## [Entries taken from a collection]

START

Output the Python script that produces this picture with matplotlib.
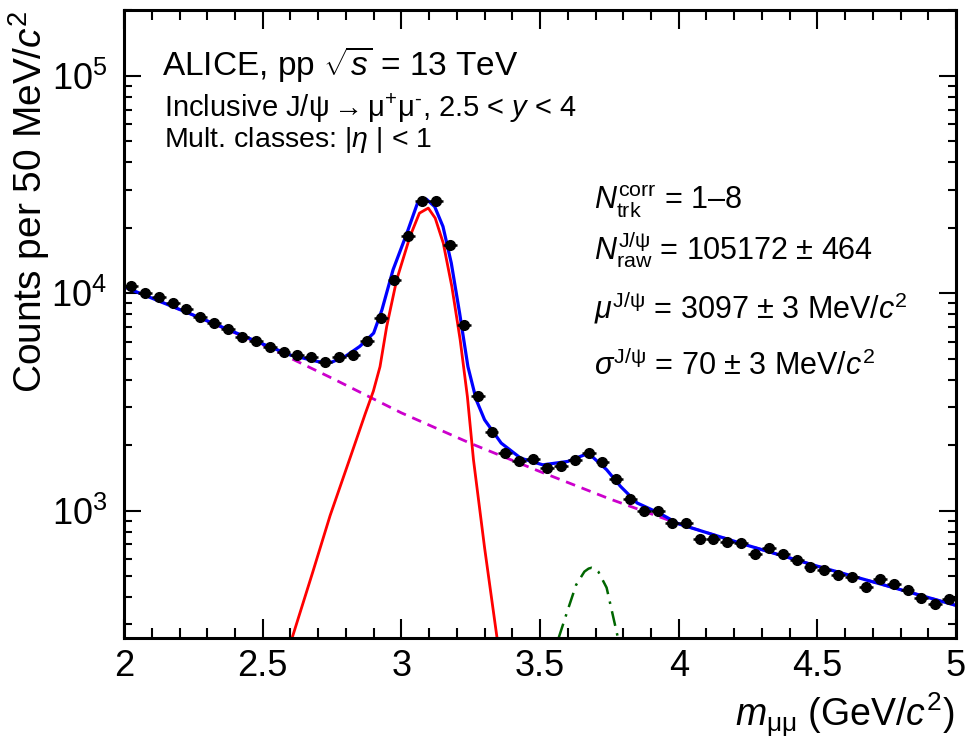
import numpy as np
import matplotlib
matplotlib.use("Agg")
import matplotlib.pyplot as plt
from matplotlib.ticker import MultipleLocator, LogLocator, NullFormatter

plt.rcParams['font.family'] = ['Liberation Sans', 'DejaVu Sans']
plt.rcParams['mathtext.fontset'] = 'custom'
plt.rcParams['mathtext.rm'] = 'Liberation Sans'
plt.rcParams['mathtext.it'] = 'Liberation Sans:italic'
plt.rcParams['mathtext.bf'] = 'Liberation Sans:bold'

# histogram: 50 MeV bins from 2 to 5 GeV/c^2
bin_edges = np.arange(2.0, 5.0001, 0.05)
counts = [10830, 10085, 9667, 9073, 8453, 7816, 7288, 6838, 6325, 6062,
          5650, 5395, 5210, 5085, 4853, 5085, 5210, 6062, 7735, 11550,
          18380, 26700, 26700, 16700, 7115, 3354, 2310, 1841, 1686, 1728,
          1571, 1610, 1716, 1841, 1668, 1403, 1137, 994, 1000, 880,
          883, 743, 743, 722, 710, 632, 677, 634, 595, 549,
          536, 508, 496, 445, 483, 462, 434, 397, 374, 394]

# fit components
total_m = [2.0, 2.25, 2.5, 2.6, 2.7, 2.75, 2.8, 2.85, 2.9, 2.93, 2.97, 3.02,
           3.06, 3.09, 3.12, 3.15, 3.18, 3.21, 3.24, 3.27, 3.30, 3.36, 3.43,
           3.51, 3.60, 3.66, 3.69, 3.74, 3.79, 3.85, 3.93, 4.0, 4.25, 4.5,
           4.75, 5.0]
total_y = [10720, 7940, 5850, 5200, 4850, 4830, 5150, 5700, 6560, 8400,
           12830, 18920, 26400, 27100, 25060, 20290, 13770, 8110, 4600, 3236,
           2620, 2047, 1746, 1626, 1686, 1808, 1765, 1545, 1295, 1086, 975,
           870, 692, 556, 452, 367]

jpsi_m = [2.606, 2.68, 2.743, 2.815, 2.87, 2.899, 2.923, 2.947, 2.983, 3.031,
          3.065, 3.097, 3.122, 3.151, 3.182, 3.212, 3.238, 3.260, 3.30, 3.345]
jpsi_y = [260, 520, 950, 1750, 2800, 3550, 4600, 7030, 11530, 18240,
          23370, 24660, 22170, 17020, 10740, 6110, 3350, 1715, 676, 260]

psi2s_m = [3.567, 3.60, 3.63, 3.66, 3.675, 3.686, 3.70, 3.71, 3.74, 3.781]
psi2s_y = [260, 350, 456, 525, 542, 547, 540, 525, 443, 260]

bkg_m = [2.0, 2.25, 2.5, 2.75, 3.0, 3.25, 3.5, 3.75, 4.0, 4.25, 4.5, 4.75, 5.0]
bkg_y = [10720, 7940, 5800, 4070, 2820, 2040, 1514, 1135, 871, 692, 556, 452, 367]

centers = 0.5 * (bin_edges[1:] + bin_edges[:-1])
half_width = 0.5 * (bin_edges[1:] - bin_edges[:-1])

fig = plt.figure(figsize=(9.66, 7.42), dpi=100)
ax = fig.add_axes([0.1284, 0.1402, 0.8613, 0.8464])

ax.plot(bkg_m, bkg_y, color='#cc00cc', lw=2.0, ls=(0, (3.5, 2.5)))
ax.plot(psi2s_m, psi2s_y, color='#006600', lw=1.8, ls=(0, (6, 3, 1, 3)))
ax.plot(jpsi_m, jpsi_y, color='#ff0000', lw=2.0)
ax.plot(total_m, total_y, color='#0000ff', lw=2.3)
ax.errorbar(centers, counts, xerr=half_width, fmt='o', color='black',
            ms=7, elinewidth=1.8, capsize=0, zorder=5)

ax.set_yscale('log')
ax.set_xlim(2, 5)
ax.set_ylim(260, 2.01e5)

ax.xaxis.set_major_locator(MultipleLocator(0.5))
ax.xaxis.set_minor_locator(MultipleLocator(0.1))
ax.xaxis.set_major_formatter(matplotlib.ticker.FuncFormatter(lambda v, p: f"{v:g}"))
ax.yaxis.set_major_locator(LogLocator(base=10))
ax.yaxis.set_minor_locator(LogLocator(base=10, subs=np.arange(2, 10)))
ax.yaxis.set_minor_formatter(NullFormatter())

ax.tick_params(which='both', direction='in', top=True, right=True, width=1.5,
               labelsize=26)
ax.tick_params(axis='x', which='major', length=14, pad=8)
ax.tick_params(axis='x', which='minor', length=7)
ax.tick_params(axis='y', which='major', length=12, pad=12)
ax.tick_params(axis='y', which='minor', length=6)
for s in ax.spines.values():
    s.set_linewidth(2.2)

ax.set_xlabel(r'$m_{\mathrm{\mu\mu}}$ (GeV/$c^{2}$)', fontsize=27, loc='right')
ax.xaxis.set_label_coords(0.998, -0.083)
ax.set_ylabel(r'Counts per 50 MeV/$c^{2}$', fontsize=28, loc='top')
ax.yaxis.set_label_coords(-0.086, 1.0)

def px(x, y):
    return x / 966, 1 - y / 742

fig.text(*px(162, 75), r'ALICE, pp $\sqrt{s}$ = 13 TeV', fontsize=24, va='baseline')
fig.text(*px(164, 117), r'Inclusive J/ψ$\rightarrow$μ$^{+}$μ$^{\text{-}}$, 2.5 < $y$ < 4',
         fontsize=21, va='baseline')
fig.text(*px(164, 147), r'Mult. classes: |$\eta$ | < 1', fontsize=20.5, va='baseline')

fig.text(*px(594, 210), r'$N_{\mathrm{trk}}^{\mathrm{corr}}$ = 1–8', fontsize=22, va='baseline')
fig.text(*px(594, 260), r'$N_{\mathrm{raw}}^{\mathrm{J/ψ}}$ = 105172 ± 464', fontsize=22, va='baseline')
fig.text(*px(594, 318), r'$\mu^{\mathrm{J/ψ}}$ = 3097 ± 3 MeV/$c^{2}$', fontsize=22, va='baseline')
fig.text(*px(594, 375), r'$\sigma^{\mathrm{J/ψ}}$ = 70 ± 3 MeV/$c^{2}$', fontsize=22, va='baseline')

fig.savefig('out.png', dpi=100)
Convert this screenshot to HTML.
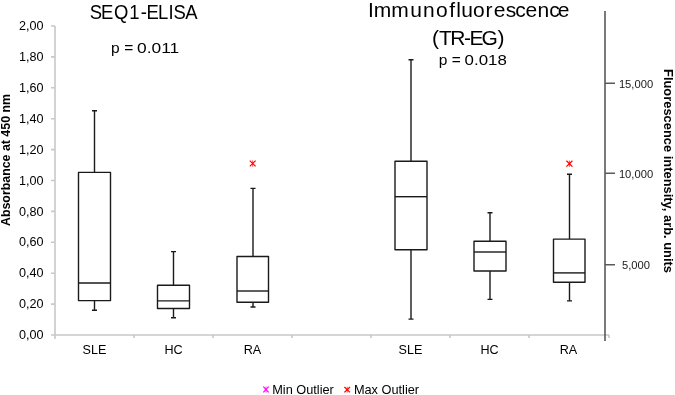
<!DOCTYPE html>
<html><head><meta charset="utf-8">
<style>
html,body{margin:0;padding:0;background:#fff;}
body{width:675px;height:395px;overflow:hidden;}
svg{display:block;will-change:transform;font-family:"Liberation Sans",sans-serif;}
.t{font-size:12.6px;fill:#000;}
.lg{font-size:12.75px;fill:#000;}
.at{font-size:12px;font-weight:bold;fill:#000;}
.r{font-size:11.2px;fill:#1a1a1a;}
.ti{font-size:21px;fill:#000;}
.p{font-size:15.5px;fill:#000;}
.b{stroke:#1a1a1a;stroke-width:1.4;fill:#fff;stroke-linejoin:round;}
.w{stroke:#1a1a1a;stroke-width:1.4;fill:none;}
.ax{stroke:#c8c8c8;stroke-width:1.6;fill:none;}
.rax{stroke:#5a5a5a;stroke-width:1.6;fill:none;}
</style></head>
<body>
<svg width="675" height="395" viewBox="0 0 675 395">
<!-- left axis -->
<path class="ax" d="M55 26 V339 M51 26 H55 M51 56.9 H55 M51 87.8 H55 M51 118.7 H55 M51 149.6 H55 M51 180.5 H55 M51 211.4 H55 M51 242.3 H55 M51 273.2 H55 M51 304.1 H55 M51 335 H609"/>
<path class="ax" d="M134 335 V338 M213 335 V338 M292 335 V338 M371 335 V338 M450 335 V338 M529 335 V338 M609 335 V338"/>
<!-- right axis -->
<path class="rax" d="M605 11 V341 M605 83.3 H615 M605 173.3 H615 M605 264.7 H615"/>

<!-- left y labels -->
<g class="t" text-anchor="end">
<text x="43.6" y="29.9">2,00</text>
<text x="43.6" y="60.9">1,80</text>
<text x="43.6" y="91.9">1,60</text>
<text x="43.6" y="122.9">1,40</text>
<text x="43.6" y="153.7">1,20</text>
<text x="43.6" y="184.6">1,00</text>
<text x="43.6" y="215.5">0,80</text>
<text x="43.6" y="246.4">0,60</text>
<text x="43.6" y="277.3">0,40</text>
<text x="43.6" y="308.2">0,20</text>
<text x="43.6" y="339.1">0,00</text>
</g>
<!-- right y labels -->
<g class="r" text-anchor="middle">
<text x="636" y="87.5">15,000</text>
<text x="636" y="177.5">10,000</text>
<text x="636" y="268.9">5,000</text>
</g>
<!-- x labels -->
<g class="t" text-anchor="middle">
<text x="94.5" y="354.2">SLE</text>
<text x="173.5" y="354.2">HC</text>
<text x="252.5" y="354.2">RA</text>
<text x="410.5" y="354.2">SLE</text>
<text x="489.5" y="354.2">HC</text>
<text x="568.5" y="354.2">RA</text>
</g>

<!-- axis titles -->
<text class="at" transform="translate(10.4,160) rotate(-90)" text-anchor="middle" textLength="132" lengthAdjust="spacingAndGlyphs">Absorbance at 450 nm</text>
<text class="at" transform="translate(664.2,171) rotate(90)" text-anchor="middle" textLength="204" lengthAdjust="spacingAndGlyphs">Fluorescence intensity, arb. units</text>

<!-- titles -->
<text class="ti" transform="scale(0.88,1)" x="102.09 114.86 129.68 146.94 160.08 166.56 179.5 191.51 197.09 210.38" y="18.9">SEQ1-ELISA</text>
<text class="p" x="111" y="53.4">p</text><text class="p" x="124.2" y="53.4">=</text><text class="p" x="137" y="53.4" textLength="42.2" lengthAdjust="spacingAndGlyphs">0.011</text>
<text class="ti" x="368.03 373.7 391.35 410.13 423.05 435.91 449.22 456.36 461.23 472.96 485.58 493.73 505.74 515.28 525.38 537.6 549.18 557.83" y="16.8">Immunofluorescence</text>
<text class="ti" x="432.06 439.09 450.19 463.9 469.44 481.54 497.44" y="44.6">(TR-EG)</text>
<text class="p" x="438.7" y="65.1">p</text><text class="p" x="451.7" y="65.1">=</text><text class="p" x="464.6" y="65.1" textLength="42.2" lengthAdjust="spacingAndGlyphs">0.018</text>

<!-- left boxes -->
<g>
<path class="w" d="M94.5 110.8 V172.4 M92 110.8 H97 M94.5 300.6 V310.3 M92 310.3 H97"/>
<rect class="b" x="78.5" y="172.4" width="32" height="128.2"/>
<path class="w" d="M78.5 283 H110.5"/>

<path class="w" d="M173.5 251.6 V285.3 M171 251.6 H176 M173.5 308.5 V317.7 M171 317.7 H176"/>
<rect class="b" x="157.5" y="285.3" width="32" height="23.2"/>
<path class="w" d="M157.5 300.9 H189.5"/>

<path class="w" d="M253 188.4 V256.5 M250.5 188.4 H255.5 M253 302.2 V307 M250.5 307 H255.5"/>
<rect class="b" x="237" y="256.5" width="31.5" height="45.7"/>
<path class="w" d="M237 291 H268.5"/>
</g>
<!-- right boxes -->
<g>
<path class="w" d="M411 59.7 V161.3 M408.5 59.7 H413.5 M411 249.7 V319.1 M408.5 319.1 H413.5"/>
<rect class="b" x="395" y="161.3" width="32" height="88.4"/>
<path class="w" d="M395 196.7 H427"/>

<path class="w" d="M490 212.7 V241.2 M487.5 212.7 H492.5 M490 271 V299.4 M487.5 299.4 H492.5"/>
<rect class="b" x="474" y="241.2" width="32" height="29.8"/>
<path class="w" d="M474 252 H506"/>

<path class="w" d="M569.5 174.3 V239.1 M567 174.3 H572 M569.5 282.2 V300.9 M567 300.9 H572"/>
<rect class="b" x="553.5" y="239.1" width="31.5" height="43.1"/>
<path class="w" d="M553.5 272.9 H585"/>
</g>
<!-- outliers -->
<g stroke="#ff0000" stroke-width="1.2" fill="none">
<path d="M249.8 160.6 L255.6 166.4 M255.6 160.6 L249.8 166.4"/><path d="M252.7 160.3 V166.7" stroke-width="0.7"/>
<path d="M566.4 160.8 L572.4 166.6 M572.4 160.8 L566.4 166.6"/><path d="M569.4 160.5 V166.9" stroke-width="0.7"/>
</g>
<!-- legend -->
<path d="M263.3 386.6 L268.7 392.4 M268.7 386.6 L263.3 392.4" stroke="#ff00ff" stroke-width="1.2" fill="none"/><path d="M266 386.4 V392.6" stroke="#ff00ff" stroke-width="0.7" fill="none"/>
<text class="lg" x="272.2" y="393.8">Min Outlier</text>
<path d="M344.4 387 L350 392.4 M350 387 L344.4 392.4" stroke="#ff0000" stroke-width="1.2" fill="none"/><path d="M347.2 386.7 V392.7" stroke="#ff0000" stroke-width="0.7" fill="none"/>
<text class="lg" x="353.9" y="393.8">Max Outlier</text>
</svg>
</body></html>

END

## [Stated exercise]
Leave out the pictures, then repeat the listing above exactly from its first line to the line with "from matplotlib.ticker import", inclusive.

## [Task output]
Output the Python script that produces this picture with matplotlib.
import numpy as np
import matplotlib
matplotlib.use("Agg")
import matplotlib.pyplot as plt
from matplotlib.ticker import MultipleLocator, LogLocator, NullFormatter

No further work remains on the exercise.